Er war 14 Jahre lang in Guantanamo. Ist gefoltert worden. Muhamedou Slahi. Jetzt sitzt er entspannt in seinem Sessel, wirkt in sich ruhend, schaut in die Kamera für eine Videobotschaft an seine Folterer von einst. Er lädt sie ein zum Tee, sagt, sein Haus stehe ihnen offen. Er vergebe ihnen.

Übermenschlich diese Szene. Später sagt er in dieselbe Kamera, dass dies seine Rache sei, ihnen zu vergeben.

Der Journalist John Goetz macht sich auf die Reise, Slahis Folterer zu finden.

Vier bekommt er vor die Kamera. Die einen sagen, er sei ein Al-Kaida Mann und hoch gefährlich, weil schwer manipulativ. Die anderen kommen nur mit Psychopharmaka über die Runden und sind selbstmordgefährdet, übermannt von den Albträumen des nachts. Man spürt ihnen ab, wie ihr Gewissen sie peinigt. Slahis Vergebung: eine schwere Bürde.

Selten wird – zumal in einem Dokumentarfilm – so präzise die Täter- und die Opferperspektive erzählt.

Und es wird verwickelt, wie so oft.

Slahi besticht durch seine Worte vom Weitergehen im Angesicht der Folterer, die im Grunde kleine Kinder seien. Angewiesen auf Trost.

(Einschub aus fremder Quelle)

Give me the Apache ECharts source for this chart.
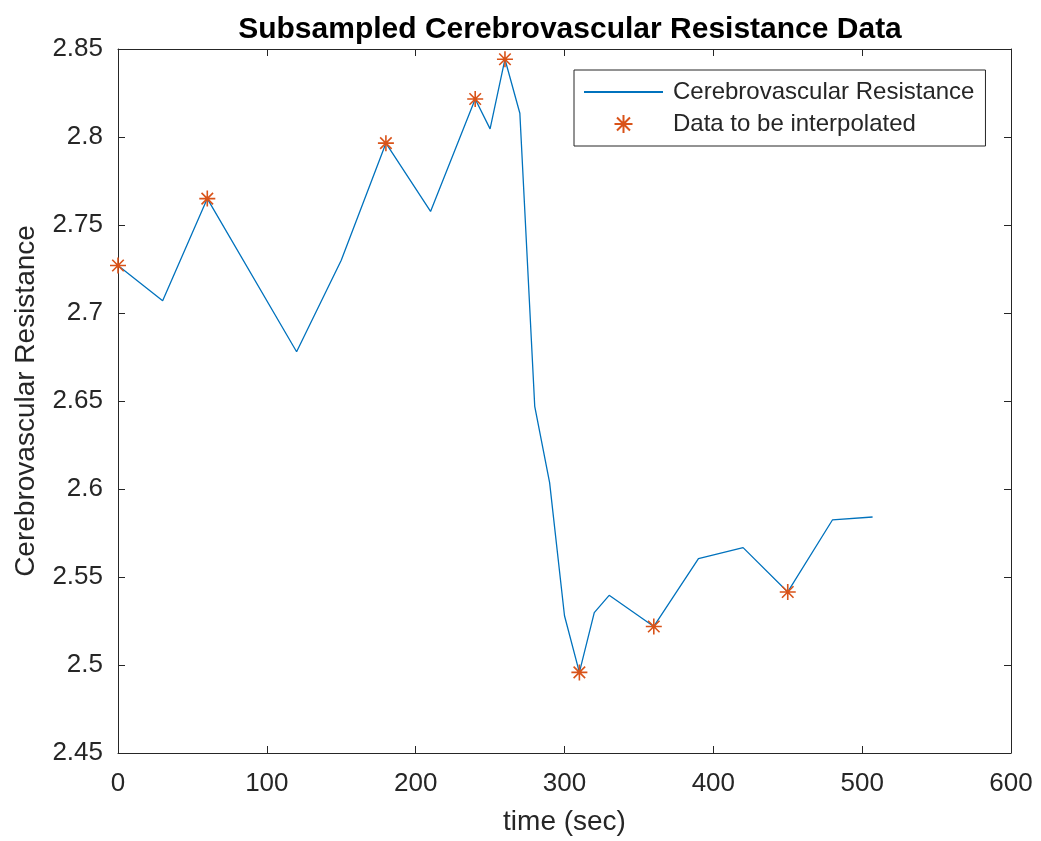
<!DOCTYPE html>
<html>
<head>
<meta charset="utf-8">
<script src="https://cdn.jsdelivr.net/npm/echarts@6/dist/echarts.min.js"></script>
<style>
  html, body { margin: 0; padding: 0; background: #fff; }
  #chart { width: 1041px; height: 841px; }
</style>
</head>
<body>
<div id="chart"></div>
<script>
  // full series (seconds, resistance)
  var timeSec = [0, 30, 60, 120, 150, 180, 210, 240, 250, 260, 270, 280, 290, 300, 310, 320, 330, 360, 390, 420, 450, 480, 507];
  var resistance = [2.727, 2.707, 2.765, 2.678, 2.730, 2.7965, 2.7577, 2.8216, 2.8046, 2.8442, 2.8135, 2.647, 2.6036, 2.528, 2.4958, 2.5298, 2.5396, 2.5219, 2.5605, 2.5667, 2.5415, 2.5824, 2.5841];

  // subsampled points to be interpolated
  var sampleTime = [0, 60, 180, 240, 260, 310, 360, 450];
  var sampleValue = [2.727, 2.765, 2.7965, 2.8216, 2.8442, 2.4958, 2.5219, 2.5415];

  var xTicks = [0, 600, 100];          // min, max, step
  var yTicks = [2.45, 2.85, 0.05];

  var lineData = timeSec.map(function (t, i) { return [t, resistance[i]]; });
  var starData = sampleTime.map(function (t, i) { return [t, sampleValue[i]]; });

  var axisColor = '#262626';
  var font = 'Liberation Sans, Arial, Helvetica, sans-serif';
  var star = 'path://M0,-1L0,1M-1,0L1,0M-0.72,-0.72L0.72,0.72M-0.72,0.72L0.72,-0.72';

  // top / right edges of the box, ticks only
  function boxAxis(pos, range) {
    return {
      type: 'value',
      position: pos,
      min: range[0],
      max: range[1],
      interval: range[2],
      axisLine: { show: true, onZero: false, lineStyle: { color: axisColor, width: 1 } },
      axisTick: { show: true, inside: true, length: 7, lineStyle: { color: axisColor } },
      axisLabel: { show: false },
      splitLine: { show: false }
    };
  }

  var myChart = echarts.init(document.getElementById('chart'));
  myChart.setOption({
    backgroundColor: '#fff',
    animation: false,
    title: {
      text: 'Subsampled Cerebrovascular Resistance Data',
      left: 565,
      textAlign: 'center',
      top: 10,
      textStyle: { fontFamily: font, fontSize: 30, fontWeight: 'bold', color: '#000' }
    },
    grid: { left: 118, right: 30, top: 49, bottom: 87 },
    legend: {
      left: 574,
      top: 70,
      orient: 'vertical',
      padding: [10, 11, 10, 9],
      itemGap: 8,
      itemWidth: 79,
      itemHeight: 18,
      borderColor: axisColor,
      borderWidth: 1,
      backgroundColor: '#fff',
      textStyle: { fontFamily: font, fontSize: 24, color: axisColor, lineHeight: 22, padding: [0, 0, 0, 5] },
      data: [
        { name: 'Cerebrovascular Resistance', itemStyle: { opacity: 0, color: 'transparent', borderWidth: 0 } },
        { name: 'Data to be interpolated' }
      ]
    },
    xAxis: [
      {
        type: 'value',
        position: 'bottom',
        min: xTicks[0],
        max: xTicks[1],
        interval: xTicks[2],
        name: 'time (sec)',
        nameLocation: 'middle',
        nameGap: 55,
        nameTextStyle: { fontFamily: font, fontSize: 28, color: axisColor },
        axisLine: { onZero: false, lineStyle: { color: axisColor, width: 1 } },
        axisTick: { inside: true, length: 7, lineStyle: { color: axisColor } },
        axisLabel: { fontFamily: font, fontSize: 26, color: axisColor, margin: 18 },
        splitLine: { show: false }
      },
      boxAxis('top', xTicks)
    ],
    yAxis: [
      {
        type: 'value',
        position: 'left',
        min: yTicks[0],
        max: yTicks[1],
        interval: yTicks[2],
        name: 'Cerebrovascular Resistance',
        nameLocation: 'middle',
        nameGap: 78,
        nameTextStyle: { fontFamily: font, fontSize: 28, color: axisColor },
        axisLine: { show: true, onZero: false, lineStyle: { color: axisColor, width: 1 } },
        axisTick: { show: true, inside: true, length: 7, lineStyle: { color: axisColor } },
        axisLabel: {
          fontFamily: font, fontSize: 26, color: axisColor, margin: 15,
          formatter: function (v) { return String(parseFloat(v.toFixed(2))); }
        },
        splitLine: { show: false }
      },
      boxAxis('right', yTicks)
    ],
    series: [
      {
        name: 'Cerebrovascular Resistance',
        type: 'line',
        data: lineData,
        symbol: 'none',
        lineStyle: { color: '#0072BD', width: 1.3 },
        itemStyle: { color: '#0072BD' },
        z: 2
      },
      {
        name: 'Data to be interpolated',
        type: 'scatter',
        data: starData,
        symbol: star,
        symbolSize: 16,
        symbolKeepAspect: true,
        itemStyle: { color: 'transparent', borderColor: '#D95319', borderWidth: 1.6, opacity: 1 },
        z: 3
      }
    ]
  });
</script>
</body>
</html>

„Du bereitest vor mir einen Tisch im Angesicht meiner Feinde.“

So beten einer im Psalm 23 zu Gott. Ist es das?

Sehr sorgfältig zeichnet der Journalist das Hin und Her der Argumente. Und die Folgen schwersten Unrechts.

Spannend bis zur letzten Minute.

Die Doku „Slahi und seine Folterer“ ist bis morgen nachzuschauen in der ARD-Mediathek.